##### Excerpted data #####

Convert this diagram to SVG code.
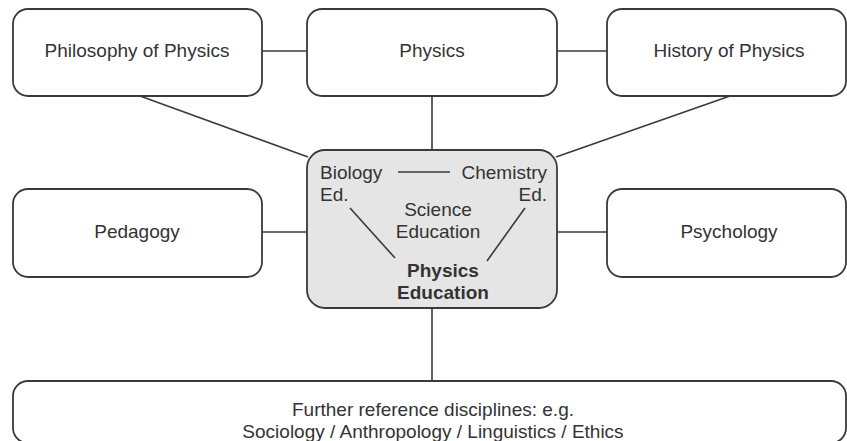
<svg xmlns="http://www.w3.org/2000/svg" width="847" height="441" viewBox="0 0 847 441">
  <style>
    .box { fill: #ffffff; stroke: #3a3a3a; stroke-width: 1.8; }
    .core { fill: #e5e5e5; stroke: #3a3a3a; stroke-width: 1.8; }
    .link { stroke: #3a3a3a; stroke-width: 1.6; fill: none; }
    text { font-family: "Liberation Sans", Arial, sans-serif; font-size: 19px; fill: #333333; }
    .mid { text-anchor: middle; }
    .end { text-anchor: end; }
    .bold { font-weight: bold; }
  </style>
  <rect width="847" height="441" fill="#ffffff"/>

  <!-- connectors -->
  <g id="connectors">
    <line class="link" x1="262" y1="51" x2="307" y2="51"/>
    <line class="link" x1="557" y1="51" x2="607" y2="51"/>
    <line class="link" x1="432" y1="96" x2="432" y2="150"/>
    <line class="link" x1="140" y1="96" x2="308" y2="157"/>
    <line class="link" x1="730" y1="96" x2="556" y2="157"/>
    <line class="link" x1="262" y1="232" x2="307" y2="232"/>
    <line class="link" x1="557" y1="232" x2="607" y2="232"/>
    <line class="link" x1="432" y1="308" x2="432" y2="381"/>
  </g>

  <g id="philosophy">
    <rect class="box" x="13" y="9" width="249" height="87" rx="15"/>
    <text class="mid" x="137" y="57">Philosophy of Physics</text>
  </g>
  <g id="physics">
    <rect class="box" x="307" y="9" width="250" height="87" rx="15"/>
    <text class="mid" x="432" y="57">Physics</text>
  </g>
  <g id="history">
    <rect class="box" x="607" y="9" width="239" height="87" rx="15"/>
    <text class="mid" x="729" y="57">History of Physics</text>
  </g>
  <g id="pedagogy">
    <rect class="box" x="13" y="189" width="249" height="88" rx="15"/>
    <text class="mid" x="137" y="238">Pedagogy</text>
  </g>
  <g id="psychology">
    <rect class="box" x="607" y="189" width="239" height="88" rx="15"/>
    <text class="mid" x="729" y="238">Psychology</text>
  </g>

  <g id="science-education">
    <rect class="core" x="307" y="150" width="250" height="158" rx="18"/>
    <text x="320" y="179">Biology</text>
    <text x="320" y="201">Ed.</text>
    <text class="end" x="547" y="179">Chemistry</text>
    <text class="end" x="547" y="201">Ed.</text>
    <line class="link" x1="398" y1="172" x2="450" y2="172"/>
    <text class="mid" x="438" y="216">Science</text>
    <text class="mid" x="438" y="238">Education</text>
    <line class="link" x1="350" y1="208" x2="395" y2="258"/>
    <line class="link" x1="525" y1="208" x2="487" y2="261"/>
    <text class="mid bold" x="443" y="277">Physics</text>
    <text class="mid bold" x="443" y="299">Education</text>
  </g>

  <g id="further-disciplines">
    <rect class="box" x="13" y="381" width="833" height="62" rx="15"/>
    <text class="mid" x="433" y="416">Further reference disciplines: e.g.</text>
    <text class="mid" x="433" y="438">Sociology / Anthropology / Linguistics / Ethics</text>
  </g>
</svg>
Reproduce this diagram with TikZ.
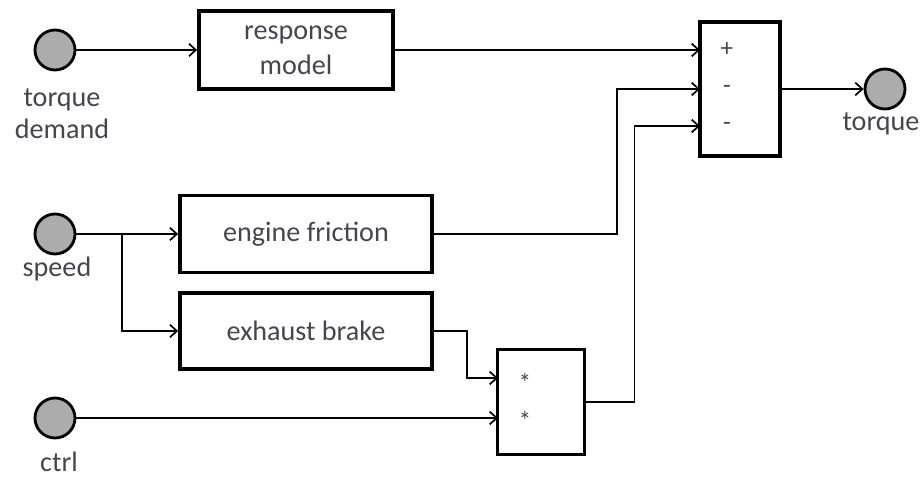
\documentclass[tikz,border=0pt]{standalone}
\usepackage{fontspec}
\setmainfont{Carlito}
\usepackage{tikz}
\usetikzlibrary{arrows.meta}
\definecolor{texto}{HTML}{45454F}

\begin{document}
\begin{tikzpicture}[x=0.025cm, y=-0.025cm,
							bloque/.style={draw, line width=2.6pt, text=texto, align=center, font=\fontsize{20}{27}\selectfont},
							puerto/.style={draw, circle, line width=2pt, fill=gray!65, minimum size=1cm, inner sep=0pt},
							etiqueta/.style={text=texto, align=center, font=\fontsize{20}{23}\selectfont},
							signo/.style={text=texto, font=\fontsize{18}{18}\selectfont},
							flecha/.style={-{Straight Barb[length=5pt, width=9pt, line width=1.2pt]}, line width=1.1pt}
							]
							\useasboundingbox (0,0) rectangle (924,477);
							
							% Entradas y salida
							\node[puerto] (tdem) at (55,50) {};
							\node[puerto] (spd) at (55,234) {};
							\node[puerto] (ctrl) at (55,418) {};
							\node[puerto] (torq) at (885,89) {};
							\node[etiqueta] (ltdem) at (62,114) {torque\\demand};
							\node[etiqueta] (lspd) at (57,269) {speed};
							\node[etiqueta] (lctrl) at (59,462) {ctrl};
							\node[etiqueta] (ltorq) at (881,124) {torque};
							
							% Bloques
							\node[bloque, minimum width=4.85cm, minimum height=1.95cm] (resp) at (296,50) {response\\[-2pt]model};
							\node[bloque, minimum width=6.3cm, minimum height=1.93cm] (fric) at (306,234) {engine friction};
							\node[bloque, minimum width=6.3cm, minimum height=1.9cm] (exh) at (306,331) {exhaust brake};
							\node[bloque, minimum width=2.18cm, minimum height=2.63cm] (prod) at (541,402) {};
							\node[bloque, minimum width=2cm, minimum height=3.35cm] (sum) at (740,89) {};
							
							% Signos de los bloques
							\node[signo] (mas) at (727,50) {+};
							\node[signo] (menA) at (727,89) {-};
							\node[signo] (menB) at (727,126) {-};
							\node[signo] (porA) at (525,383) {*};
							\node[signo] (porB) at (525,421) {*};
							
							% Puntos de entrada
							\coordinate (s1) at (700,50);
							\coordinate (s2) at (700,89);
							\coordinate (s3) at (700,126);
							\coordinate (p1) at (498,378);
							\coordinate (p2) at (498,418);
							\coordinate (ram) at (122,234);
							
							% Conexiones
							\draw[flecha] (tdem) -- (resp);
							\draw[flecha] (resp.east) -- (s1);
							\draw[flecha] (spd) -- (fric);
							\draw[flecha] (ram) |- (exh.west);
							\draw[flecha] (fric.east) -- ++(183,0) |- (s2);
							\draw[flecha] (exh.east) -- ++(33,0) |- (p1);
							\draw[flecha] (ctrl) -- (p2);
							\draw[flecha] (prod.east) -- ++(48,0) |- (s3);
							\draw[flecha] (sum) -- (torq);
						\end{tikzpicture}
\end{document}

#####

▶ [To be done] Copy every record above exactly as written, but leave out the pictures.

▶ [The solution]
Convert this diagram to SVG code.
<svg xmlns="http://www.w3.org/2000/svg" width="847" height="441" viewBox="0 0 847 441">
  <style>
    .box { fill: #ffffff; stroke: #3a3a3a; stroke-width: 1.8; }
    .core { fill: #e5e5e5; stroke: #3a3a3a; stroke-width: 1.8; }
    .link { stroke: #3a3a3a; stroke-width: 1.6; fill: none; }
    text { font-family: "Liberation Sans", Arial, sans-serif; font-size: 19px; fill: #333333; }
    .mid { text-anchor: middle; }
    .end { text-anchor: end; }
    .bold { font-weight: bold; }
  </style>
  <rect width="847" height="441" fill="#ffffff"/>

  <!-- connectors -->
  <g id="connectors">
    <line class="link" x1="262" y1="51" x2="307" y2="51"/>
    <line class="link" x1="557" y1="51" x2="607" y2="51"/>
    <line class="link" x1="432" y1="96" x2="432" y2="150"/>
    <line class="link" x1="140" y1="96" x2="308" y2="157"/>
    <line class="link" x1="730" y1="96" x2="556" y2="157"/>
    <line class="link" x1="262" y1="232" x2="307" y2="232"/>
    <line class="link" x1="557" y1="232" x2="607" y2="232"/>
    <line class="link" x1="432" y1="308" x2="432" y2="381"/>
  </g>

  <g id="philosophy">
    <rect class="box" x="13" y="9" width="249" height="87" rx="15"/>
    <text class="mid" x="137" y="57">Philosophy of Physics</text>
  </g>
  <g id="physics">
    <rect class="box" x="307" y="9" width="250" height="87" rx="15"/>
    <text class="mid" x="432" y="57">Physics</text>
  </g>
  <g id="history">
    <rect class="box" x="607" y="9" width="239" height="87" rx="15"/>
    <text class="mid" x="729" y="57">History of Physics</text>
  </g>
  <g id="pedagogy">
    <rect class="box" x="13" y="189" width="249" height="88" rx="15"/>
    <text class="mid" x="137" y="238">Pedagogy</text>
  </g>
  <g id="psychology">
    <rect class="box" x="607" y="189" width="239" height="88" rx="15"/>
    <text class="mid" x="729" y="238">Psychology</text>
  </g>

  <g id="science-education">
    <rect class="core" x="307" y="150" width="250" height="158" rx="18"/>
    <text x="320" y="179">Biology</text>
    <text x="320" y="201">Ed.</text>
    <text class="end" x="547" y="179">Chemistry</text>
    <text class="end" x="547" y="201">Ed.</text>
    <line class="link" x1="398" y1="172" x2="450" y2="172"/>
    <text class="mid" x="438" y="216">Science</text>
    <text class="mid" x="438" y="238">Education</text>
    <line class="link" x1="350" y1="208" x2="395" y2="258"/>
    <line class="link" x1="525" y1="208" x2="487" y2="261"/>
    <text class="mid bold" x="443" y="277">Physics</text>
    <text class="mid bold" x="443" y="299">Education</text>
  </g>

  <g id="further-disciplines">
    <rect class="box" x="13" y="381" width="833" height="62" rx="15"/>
    <text class="mid" x="433" y="416">Further reference disciplines: e.g.</text>
    <text class="mid" x="433" y="438">Sociology / Anthropology / Linguistics / Ethics</text>
  </g>
</svg>
Reproduce this diagram with TikZ.
\documentclass[tikz,border=0pt]{standalone}
\usepackage{fontspec}
\setmainfont{Carlito}
\usepackage{tikz}
\usetikzlibrary{arrows.meta}
\definecolor{texto}{HTML}{45454F}

\begin{document}
\begin{tikzpicture}[x=0.025cm, y=-0.025cm,
							bloque/.style={draw, line width=2.6pt, text=texto, align=center, font=\fontsize{20}{27}\selectfont},
							puerto/.style={draw, circle, line width=2pt, fill=gray!65, minimum size=1cm, inner sep=0pt},
							etiqueta/.style={text=texto, align=center, font=\fontsize{20}{23}\selectfont},
							signo/.style={text=texto, font=\fontsize{18}{18}\selectfont},
							flecha/.style={-{Straight Barb[length=5pt, width=9pt, line width=1.2pt]}, line width=1.1pt}
							]
							\useasboundingbox (0,0) rectangle (924,477);
							
							% Entradas y salida
							\node[puerto] (tdem) at (55,50) {};
							\node[puerto] (spd) at (55,234) {};
							\node[puerto] (ctrl) at (55,418) {};
							\node[puerto] (torq) at (885,89) {};
							\node[etiqueta] (ltdem) at (62,114) {torque\\demand};
							\node[etiqueta] (lspd) at (57,269) {speed};
							\node[etiqueta] (lctrl) at (59,462) {ctrl};
							\node[etiqueta] (ltorq) at (881,124) {torque};
							
							% Bloques
							\node[bloque, minimum width=4.85cm, minimum height=1.95cm] (resp) at (296,50) {response\\[-2pt]model};
							\node[bloque, minimum width=6.3cm, minimum height=1.93cm] (fric) at (306,234) {engine friction};
							\node[bloque, minimum width=6.3cm, minimum height=1.9cm] (exh) at (306,331) {exhaust brake};
							\node[bloque, minimum width=2.18cm, minimum height=2.63cm] (prod) at (541,402) {};
							\node[bloque, minimum width=2cm, minimum height=3.35cm] (sum) at (740,89) {};
							
							% Signos de los bloques
							\node[signo] (mas) at (727,50) {+};
							\node[signo] (menA) at (727,89) {-};
							\node[signo] (menB) at (727,126) {-};
							\node[signo] (porA) at (525,383) {*};
							\node[signo] (porB) at (525,421) {*};
							
							% Puntos de entrada
							\coordinate (s1) at (700,50);
							\coordinate (s2) at (700,89);
							\coordinate (s3) at (700,126);
							\coordinate (p1) at (498,378);
							\coordinate (p2) at (498,418);
							\coordinate (ram) at (122,234);
							
							% Conexiones
							\draw[flecha] (tdem) -- (resp);
							\draw[flecha] (resp.east) -- (s1);
							\draw[flecha] (spd) -- (fric);
							\draw[flecha] (ram) |- (exh.west);
							\draw[flecha] (fric.east) -- ++(183,0) |- (s2);
							\draw[flecha] (exh.east) -- ++(33,0) |- (p1);
							\draw[flecha] (ctrl) -- (p2);
							\draw[flecha] (prod.east) -- ++(48,0) |- (s3);
							\draw[flecha] (sum) -- (torq);
						\end{tikzpicture}
\end{document}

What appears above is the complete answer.